Using Parameters in Face Milling
You can specify multiple cuts to depth using the STEP_DEPTH and NUMBER_CUTS parameters. The system will compute the number of cuts according to STEP_DEPTH, compare with NUMBER_CUTS, and use the greater value. If you want just one cut at full depth, you can set NUMBER_CUTS to 1 and STEP_DEPTH to a relatively large value (greater than thickness of the stock to be removed).
The following illustration shows facing down the workpiece, with STEP_DEPTH = 10 (greater than part thickness) and NUMBER_CUTS = 2.
1. STEP_OVER
2. Approach motion
3. Overtravel motions
4. Exit motion
 | For Assembly machining, or workpiece with no geometry, these parameters will be interpreted differently: NUMBER_CUTS will determine the amount of slices, and STEP_DEPTH—the offset between slices, that is, the first slice will be offset from the selected face by(NUMBER_CUTS-1)*STEP_DEPTH. |
The number of cuts per slice is determined in a similar way using the combination of the STEP_OVER and NUMBER_PASSES parameters. However, if NUMBER_PASSES is set to 1, the STEP_OVER value will be ignored and only one pass per slice will be made. This is helpful and meaningful only when a large enough tool is used.
In the example in the following illustration, ENTRY_EDGE = LEADING_EDGE, CLEARANCE_EDGE = HEEL, and NUMBER_PASSES = 1. The tool makes one cutting pass. The approach motion of the tool (1) equals APPROACH_DISTANCE + START_OVERTRAVEL + tool radius. The exit motion (2) equals EXIT_DISTANCE + END_OVERTRAVEL + tool radius.
The BOTTOM_STOCK_ALLOW parameter specifies the stock allowance on the surface being faced. The default, dash (-), sets the bottom stock allowance to 0.
The tool path can be extended past the selected surface edges using the START_OVERTRAVEL and END_OVERTRAVEL parameters. The APPROACH_DISTANCE and EXIT_DISTANCE parameters apply to the first approach into a slice and the last exit from a slice, respectively. The APPROACH_FEED and EXIT_FEED can be specified for these motions if desired, otherwise, CUT_FEED will be used. All these parameters are measured with respect to a certain point of the tool, defined by the ENTRY_EDGE and CLEARANCE_EDGE parameter values.
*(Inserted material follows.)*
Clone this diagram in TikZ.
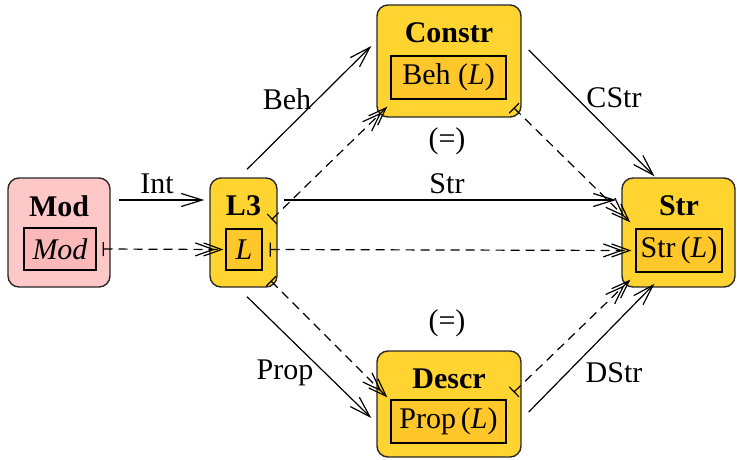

| | When you set the parameter TRIM_TO_WORKPIECE to YES, the value CENTER is considered for CLEARANCE_EDGE and ENTRY_EDGE parameters. The other values are ignored. As a result, the center of the tool is used for measuring the approach and exit motions. |
The following graphic illustrates the approach, exit, and overtravel motions based on the parameter values if ENTRY_EDGE is HEEL and CLEARANCE_EDGE is LEADING_EDGE.
1. Reference part (selected face)
2. Tool
3. APPROACH_DISTANCE + START_OVERTRAVEL
4. END_OVERTRAVEL
5. START_OVERTRAVEL
6. END_OVERTRAVEL
7. EXIT_DISTANCE + END_OVERTRAVEL
The CLEARANCE_EDGE parameter specifies which point of the tool is to be used for measuring the exit motions and the overtravel motions when the tool leaves the material:
• HEEL (default)—The heel of the tool.
• CENTER—The center of the tool.
• LEADING_EDGE—The leading edge of the tool.
The ENTRY_EDGE parameter is similarly used to measure the motions where the tool approaches material. It has the same values as CLEARANCE_EDGE (LEADING_EDGE is the default).
The following illustration shows the overtravel motion depending on CLEARANCE_EDGE.
1. Reference part (selected face)
2. Workpiece
3. Tool
4. CLEARANCE_EDGE = HEEL
5. END_OVERTRAVEL
6. CLEARANCE_EDGE = CENTER
7. END_OVERTRAVEL
8. CLEARANCE_EDGE = LEADING_EDGE
9. END_OVERTRAVEL
The entire part is used to calculate tool clearance. That is, when ENTRY_EDGE is LEADING_EDGE or CLEARANCE_EDGE is HEEL, the tool is tangent to the entire section of the part (as shown in the following illustration).
1. Tool
2. Part outline
3. Cut motion
This NC sequence is intended to be used for facing down the workpiece; therefore, no gouge avoidance checking for internal islands or adjacent walls, will be performed.